• What you will do:
It is required that the lines from the top of the listing through the line with "from matplotlib import font_manager" be reproduced exactly, excluding pictures.
** START **
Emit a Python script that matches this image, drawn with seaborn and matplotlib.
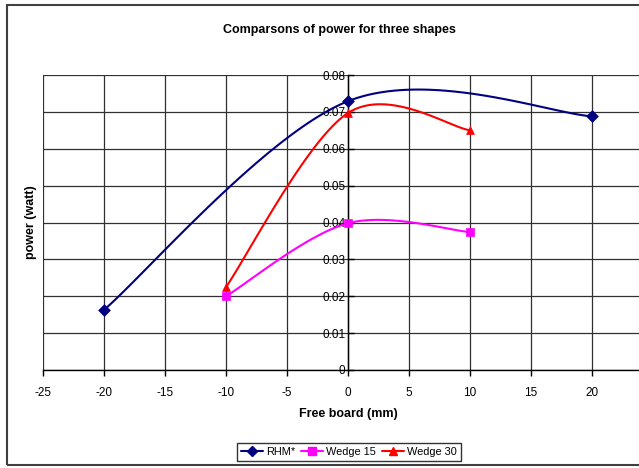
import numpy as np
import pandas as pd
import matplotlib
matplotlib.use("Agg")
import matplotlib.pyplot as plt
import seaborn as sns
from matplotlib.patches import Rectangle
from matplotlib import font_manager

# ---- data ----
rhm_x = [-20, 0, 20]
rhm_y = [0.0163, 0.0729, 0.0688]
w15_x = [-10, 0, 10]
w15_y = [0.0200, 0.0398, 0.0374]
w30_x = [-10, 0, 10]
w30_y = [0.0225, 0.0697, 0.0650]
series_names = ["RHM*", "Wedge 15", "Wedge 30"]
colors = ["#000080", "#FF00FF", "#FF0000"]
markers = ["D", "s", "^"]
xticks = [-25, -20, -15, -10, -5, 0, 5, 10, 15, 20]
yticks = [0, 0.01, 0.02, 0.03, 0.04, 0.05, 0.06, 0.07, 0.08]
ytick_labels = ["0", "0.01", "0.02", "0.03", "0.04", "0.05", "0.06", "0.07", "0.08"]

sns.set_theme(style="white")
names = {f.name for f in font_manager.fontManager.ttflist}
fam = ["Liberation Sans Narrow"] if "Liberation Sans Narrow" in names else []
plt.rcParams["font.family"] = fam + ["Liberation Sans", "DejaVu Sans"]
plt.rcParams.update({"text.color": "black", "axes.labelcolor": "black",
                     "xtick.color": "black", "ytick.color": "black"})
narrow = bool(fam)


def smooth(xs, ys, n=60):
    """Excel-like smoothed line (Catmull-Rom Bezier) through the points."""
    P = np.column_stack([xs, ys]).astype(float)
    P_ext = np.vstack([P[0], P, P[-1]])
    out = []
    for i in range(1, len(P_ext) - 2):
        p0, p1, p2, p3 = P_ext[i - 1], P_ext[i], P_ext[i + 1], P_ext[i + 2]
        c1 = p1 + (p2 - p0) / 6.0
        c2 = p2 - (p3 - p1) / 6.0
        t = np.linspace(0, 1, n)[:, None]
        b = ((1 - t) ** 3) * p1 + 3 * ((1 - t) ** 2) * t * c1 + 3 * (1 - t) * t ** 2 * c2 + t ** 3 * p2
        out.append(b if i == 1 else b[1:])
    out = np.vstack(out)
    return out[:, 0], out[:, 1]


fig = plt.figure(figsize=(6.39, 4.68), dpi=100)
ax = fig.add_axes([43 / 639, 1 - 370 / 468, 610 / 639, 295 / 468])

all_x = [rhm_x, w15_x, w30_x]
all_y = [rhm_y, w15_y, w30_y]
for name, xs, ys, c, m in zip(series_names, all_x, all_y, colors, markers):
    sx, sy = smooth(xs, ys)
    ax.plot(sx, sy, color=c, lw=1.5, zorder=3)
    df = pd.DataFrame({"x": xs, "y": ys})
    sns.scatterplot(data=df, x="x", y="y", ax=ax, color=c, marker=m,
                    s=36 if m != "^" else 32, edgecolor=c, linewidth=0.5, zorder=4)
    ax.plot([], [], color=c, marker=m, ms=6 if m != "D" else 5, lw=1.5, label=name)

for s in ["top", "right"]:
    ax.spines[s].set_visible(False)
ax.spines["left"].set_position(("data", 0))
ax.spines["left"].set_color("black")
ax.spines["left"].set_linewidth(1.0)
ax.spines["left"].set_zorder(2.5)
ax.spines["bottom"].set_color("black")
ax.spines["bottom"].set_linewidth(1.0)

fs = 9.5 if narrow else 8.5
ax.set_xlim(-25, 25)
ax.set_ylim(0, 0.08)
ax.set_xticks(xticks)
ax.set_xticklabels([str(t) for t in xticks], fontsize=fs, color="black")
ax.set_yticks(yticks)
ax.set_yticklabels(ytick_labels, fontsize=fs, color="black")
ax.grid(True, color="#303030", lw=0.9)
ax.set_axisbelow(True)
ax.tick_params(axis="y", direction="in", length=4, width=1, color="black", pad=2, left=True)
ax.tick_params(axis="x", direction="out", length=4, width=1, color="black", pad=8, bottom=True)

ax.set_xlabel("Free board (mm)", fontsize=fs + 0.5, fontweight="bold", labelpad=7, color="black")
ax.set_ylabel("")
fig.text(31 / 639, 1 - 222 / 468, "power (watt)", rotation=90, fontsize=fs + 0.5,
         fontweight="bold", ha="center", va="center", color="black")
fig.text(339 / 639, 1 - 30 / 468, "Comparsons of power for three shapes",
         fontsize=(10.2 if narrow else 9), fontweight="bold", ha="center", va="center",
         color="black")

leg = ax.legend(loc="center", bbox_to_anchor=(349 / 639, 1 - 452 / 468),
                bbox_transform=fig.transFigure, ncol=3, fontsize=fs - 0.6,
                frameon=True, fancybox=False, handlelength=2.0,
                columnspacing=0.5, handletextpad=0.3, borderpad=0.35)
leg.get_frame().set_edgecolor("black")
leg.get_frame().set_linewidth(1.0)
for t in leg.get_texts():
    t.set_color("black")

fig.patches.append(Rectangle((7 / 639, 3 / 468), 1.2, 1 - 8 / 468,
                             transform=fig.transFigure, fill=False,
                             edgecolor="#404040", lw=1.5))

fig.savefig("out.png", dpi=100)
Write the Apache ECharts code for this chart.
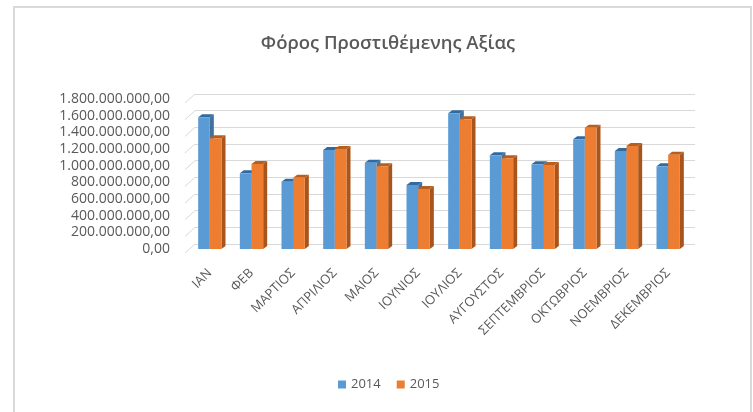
** END **
• Final result:
Emit a Python script that matches this image, drawn with seaborn and matplotlib.
import numpy as np
import pandas as pd
import matplotlib
matplotlib.use("Agg")
import matplotlib.pyplot as plt
import seaborn as sns
from matplotlib.patches import Rectangle
from matplotlib import font_manager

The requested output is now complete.